Henry Hardin Cherry Hall
Backstory and Context
The idea for the construction of Henry Hardin Cherry Hall (or Cherry Hall for short) was formulated by Louisville architect Brinton B. Davis. Nicknamed "the hill builder," Davis had designed a majority of the buildings at what became Western Kentucky University prior to that time. His plan was to use funds appropriated through the Public Works Administration to make improvements to the campus and expand classroom space.
The crown jewel of the university, Cherry Hall was completed in 1937. Located at the intersection of College and 15th Streets, the building contained space for fifty classrooms, sixteen laboratories and sixty offices. At the time of its construction, Cherry also housed the campus bookstore and post office. The building contains three floors, as well as a basement which provides extra office and classroom space.
The hall was named after Dr. Cherry, who died shortly after the completion of the building.
As the University expanded over the years, the usage of Cherry Hall was modified. Over time, the post office and bookstore moved to different buildings on campus, while the construction of the Kelly Thompson Complex for Science facilitated the removal of the laboratory space from Cherry Hall. The former laboratories were subsequently converted into more classroom space.
Cherry Hall currently serves as the locations of the Departments of English, History, Religion, Philosophy and University Experience. It also provides the headquarters of the WKU Forensics Team, a prominent club that has won numerous national competitions.
In April 2006, the lower floors of Cherry Hall were damaged by a fire, which was determined to be arson. The damage to the hall was repaired and classes resumed in the facility the next semester. Four teenagers were arrested for the crime the following June.

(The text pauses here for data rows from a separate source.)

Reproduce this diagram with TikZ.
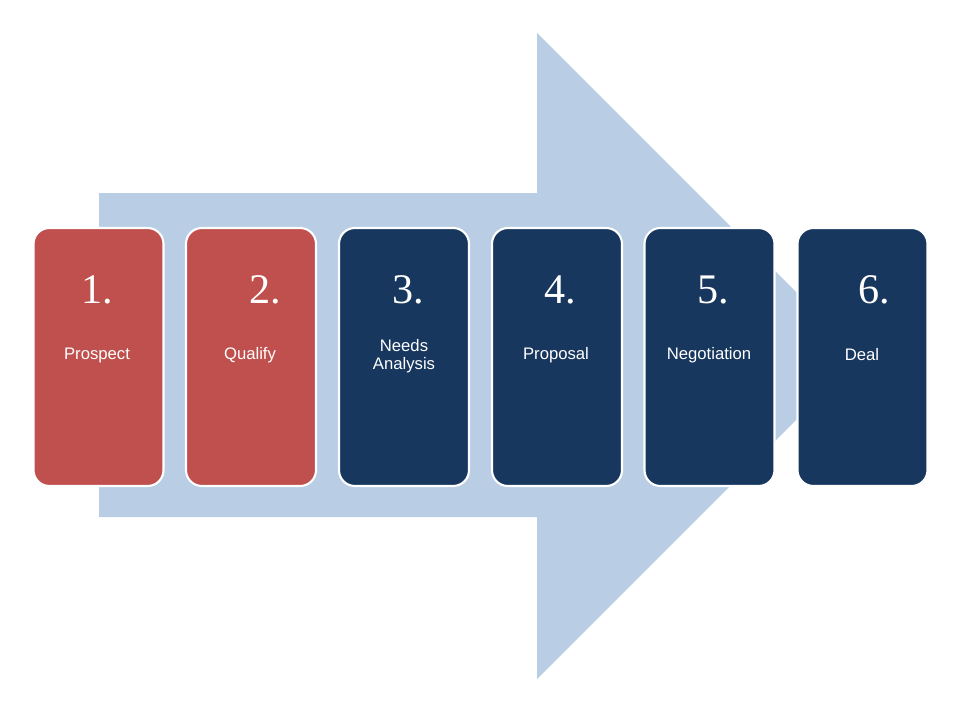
\documentclass[tikz,border=0pt]{standalone}
\usepackage{fontspec}
\setmainfont{Liberation Serif}
\newfontfamily\labelfont{Liberation Sans}
\definecolor{arrowblue}{HTML}{B9CDE5}
\definecolor{stepred}{HTML}{C0504D}
\definecolor{stepnavy}{HTML}{17375E}
\tikzset{
	stepbox/.style={draw=white,line width=1.2pt,rounded corners=9pt,minimum width=2.6cm,minimum height=5.16cm,inner sep=0pt},
	numtext/.style={font=\fontsize{24}{24}\selectfont,text=white},
	labtext/.style={font=\labelfont\fontsize{9.5}{10}\selectfont,text=white,align=center}
}
\begin{document}
\begin{tikzpicture}[x=0.02cm,y=-0.02cm]
	\useasboundingbox (0,0) rectangle (960,720);
	\fill[arrowblue] (99,193)--(537,193)--(537,33)--(860,356)--(537,679)--(537,517)--(99,517)--cycle;

	\node[stepbox,fill=stepred] (s1) at (98.5,357) {};
	\node[stepbox,fill=stepred] (s2) at (251,357) {};
	\node[stepbox,fill=stepnavy] (s3) at (404,357) {};
	\node[stepbox,fill=stepnavy] (s4) at (557,357) {};
	\node[stepbox,fill=stepnavy] (s5) at (709.5,357) {};
	\node[stepbox,fill=stepnavy] (s6) at (862.5,357) {};

	\node[numtext] (n1) at (97,290) {1.};
	\node[numtext] (n2) at (265,290) {2.};
	\node[numtext] (n3) at (408,290) {3.};
	\node[numtext] (n4) at (560,290) {4.};
	\node[numtext] (n5) at (713,290) {5.};
	\node[numtext] (n6) at (874,290) {6.};

	\node[labtext] (l1) at (97,355) {Prospect};
	\node[labtext] (l2) at (250,355) {Qualify};
	\node[labtext] (l3) at (404,356) {Needs\\Analysis};
	\node[labtext] (l4) at (556,355) {Proposal};
	\node[labtext] (l5) at (709,355) {Negotiation};
	\node[labtext] (l6) at (862,355) {Deal};
\end{tikzpicture}
\end{document}
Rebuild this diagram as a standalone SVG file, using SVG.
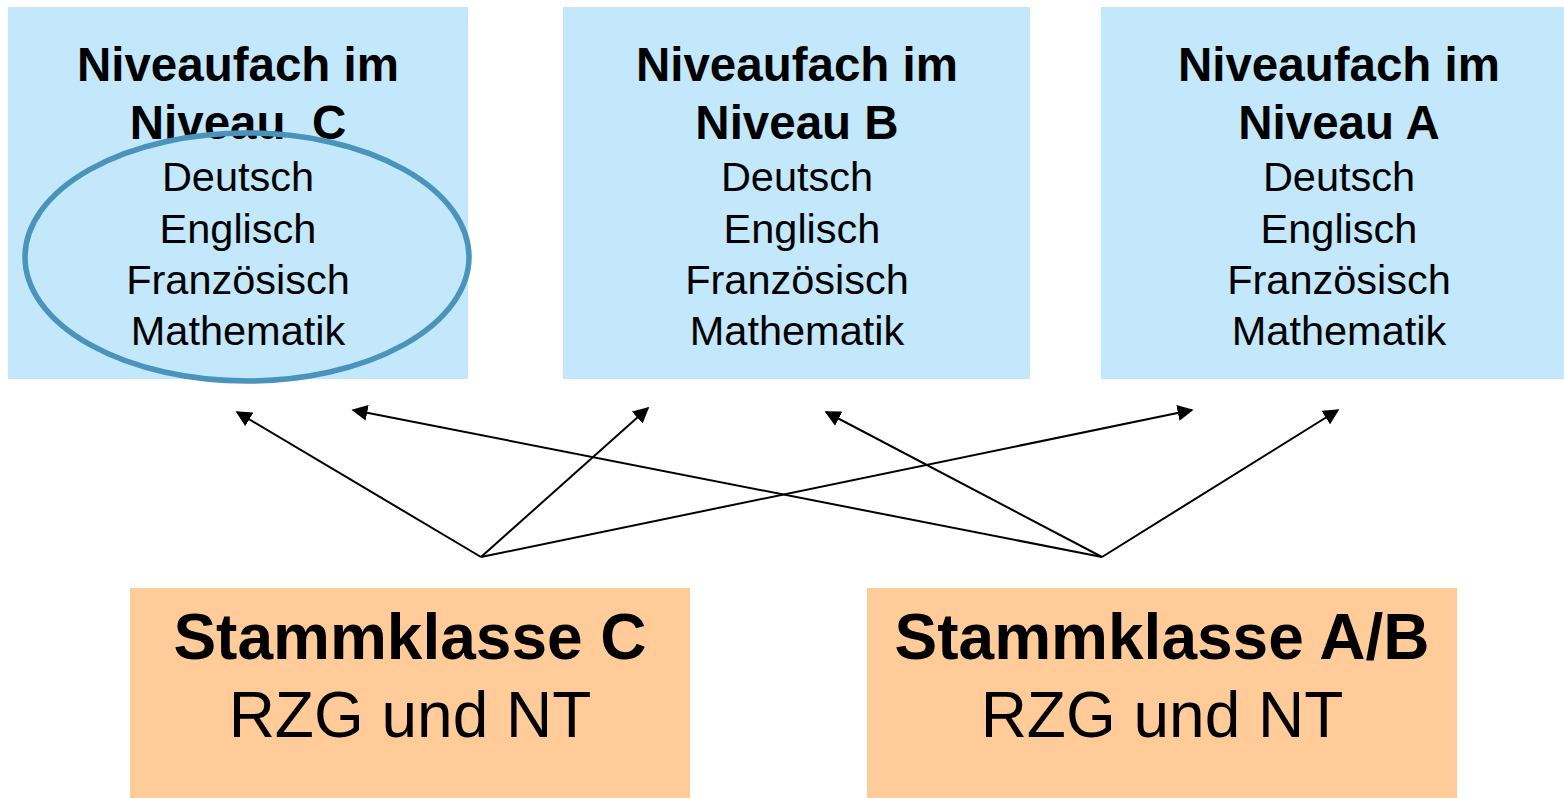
<svg xmlns="http://www.w3.org/2000/svg" width="1564" height="798" viewBox="0 0 1564 798">
<style>
.blue{fill:#c3e8fc}
.orange{fill:#ffcb98}
.t{font-family:"Liberation Sans",Arial,sans-serif;text-anchor:middle;fill:#000}
.h{font-size:47.5px;font-weight:bold}
.s{font-size:41.5px}
.big{font-size:64px}
.bb{font-weight:bold}
.c{stroke:#000;stroke-width:2;fill:none;marker-end:url(#ah)}
</style>
<defs>
<marker id="ah" viewBox="0 0 10 10" refX="9" refY="5" markerWidth="8" markerHeight="8" markerUnits="strokeWidth" orient="auto">
<path d="M0,0 L10,5 L0,10 z" fill="#000"/>
</marker>
</defs>
<rect width="1564" height="798" fill="#fff"/>
<g id="nodeC">
<rect class="blue" x="8" y="7" width="460" height="372"/>
<text class="t h" x="238" y="81">Niveaufach im</text>
<text class="t h" x="238" y="139" xml:space="preserve">Niveau  C</text>
<text class="t s" x="238" y="191">Deutsch</text>
<text class="t s" x="238" y="243">Englisch</text>
<text class="t s" x="238" y="294">Französisch</text>
<text class="t s" x="238" y="345">Mathematik</text>
<ellipse cx="247" cy="257" rx="222" ry="124" fill="none" stroke="#4a93bb" stroke-width="5.5"/>
</g>
<g id="nodeB">
<rect class="blue" x="563" y="7" width="467" height="372"/>
<text class="t h" x="797" y="81">Niveaufach im</text>
<text class="t h" x="797" y="139">Niveau B</text>
<text class="t s" x="797" y="191">Deutsch</text>
<text class="t s" x="802" y="243">Englisch</text>
<text class="t s" x="797" y="294">Französisch</text>
<text class="t s" x="797" y="345">Mathematik</text>
</g>
<g id="nodeA">
<rect class="blue" x="1101" y="7" width="463" height="372"/>
<text class="t h" x="1339" y="81">Niveaufach im</text>
<text class="t h" x="1339" y="139">Niveau A</text>
<text class="t s" x="1339" y="191">Deutsch</text>
<text class="t s" x="1339" y="243">Englisch</text>
<text class="t s" x="1339" y="294">Französisch</text>
<text class="t s" x="1339" y="345">Mathematik</text>
</g>
<g id="stammC">
<rect class="orange" x="130" y="588" width="560" height="210"/>
<text class="t big bb" x="410" y="659">Stammklasse C</text>
<text class="t big" x="410" y="737">RZG und NT</text>
</g>
<g id="stammAB">
<rect class="orange" x="867" y="588" width="590" height="210"/>
<text class="t big bb" x="1162" y="659">Stammklasse A/B</text>
<text class="t big" x="1162" y="737">RZG und NT</text>
</g>
<g id="connectors">
<line class="c" x1="481" y1="557" x2="237" y2="412"/>
<line class="c" x1="481" y1="557" x2="648" y2="408"/>
<line class="c" x1="481" y1="557" x2="1192" y2="410"/>
<line class="c" x1="1102" y1="557" x2="353" y2="410"/>
<line class="c" x1="1102" y1="557" x2="826" y2="412"/>
<line class="c" x1="1102" y1="557" x2="1338" y2="410"/>
</g>
</svg>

Cherry Hall provides a good deal of the symbolism associated with Western Kentucky University. The belltower atop the hall is part of the current logo of the school. The 25 chimes in the belltower cupola play once every fifteen minutes, to signal the time in order to aid students in keeping up with class times. At the top of every hour, the chimes play a longer tune to signal the new hour.
Dr. Henry Hardin Cherry:
*Information on Dr. Cherry comes from WKU's website-
Born on November 16, 1864, on a Warren County farm about 10 miles north of Bowling Green. Cherry worked for his father until he was 21 and attended local common schools whenever possible. In 1886, he walked to Bowling Green and enrolled at the Southern Normal School. When his scant funds were exhausted, Cherry taught penmanship classes in the area until he could resume his studies. His exceptional talents attracted the attention of the school's administrators and within a short time he was teaching for the Southern Normal School. In 1892, when the school was on the verge of closing, Henry Hardin and brother Thomas Crittenden Cherry, purchased the institution and reorganized it as the Bowling Green Business College and Literary Institute. Two years later it became the Southern Normal School and Bowling Green Business College. H.H. Cherry purchased full ownership of the school in 1899 and the Southern Normal School part of the institution became Western Kentucky State Normal School in 1906. The first Board of Regents immediately elected Henry Hardin Cherry as its president.
Cherry was still president of Western when he died in 1937. During that period he developed an outstanding physical plant and attracted an exceptional faculty. Western became one of the largest and best teacher training institutions in the nation. Endowed with the ability to inspire others to their best efforts, Cherry had a profound effect on thousands of students who came to the Hill. Daily chapel was the pulpit from which he preached that "The Spirit Makes the Master." Also active in such public affairs as the Farmer's Chautauqua and corn improvement projects for boy farmers, Cherry was one of the best known Kentuckians of his day. During the first third of the 20th Century, he was the leading educator in the state. Under his leadership, Western became a degree granting institution in 1922. While teacher training remained its primary function, the institution offered a growing number of programs in other fields.
In recognition of his service, the University of Kentucky awarded him the LL.D. degree in 1911. A book of his speeches was published, and he co-authored texts for history and government students in Kentucky. Among his outstanding achievements were the establishment of the College Heights Foundation and the construction of the unique Kentucky Building with its outstanding library and museum. Few persons have ever had the satisfaction of coming so near the realization of a dream as did President Cherry in the building of Western. Yet, it was typical of the man that his goals always expanded as he neared completion of his goals. He served as a member of the Kentucky Education Association for 45 years, including two terms as president and 20 years as director. He died August 1, 1937.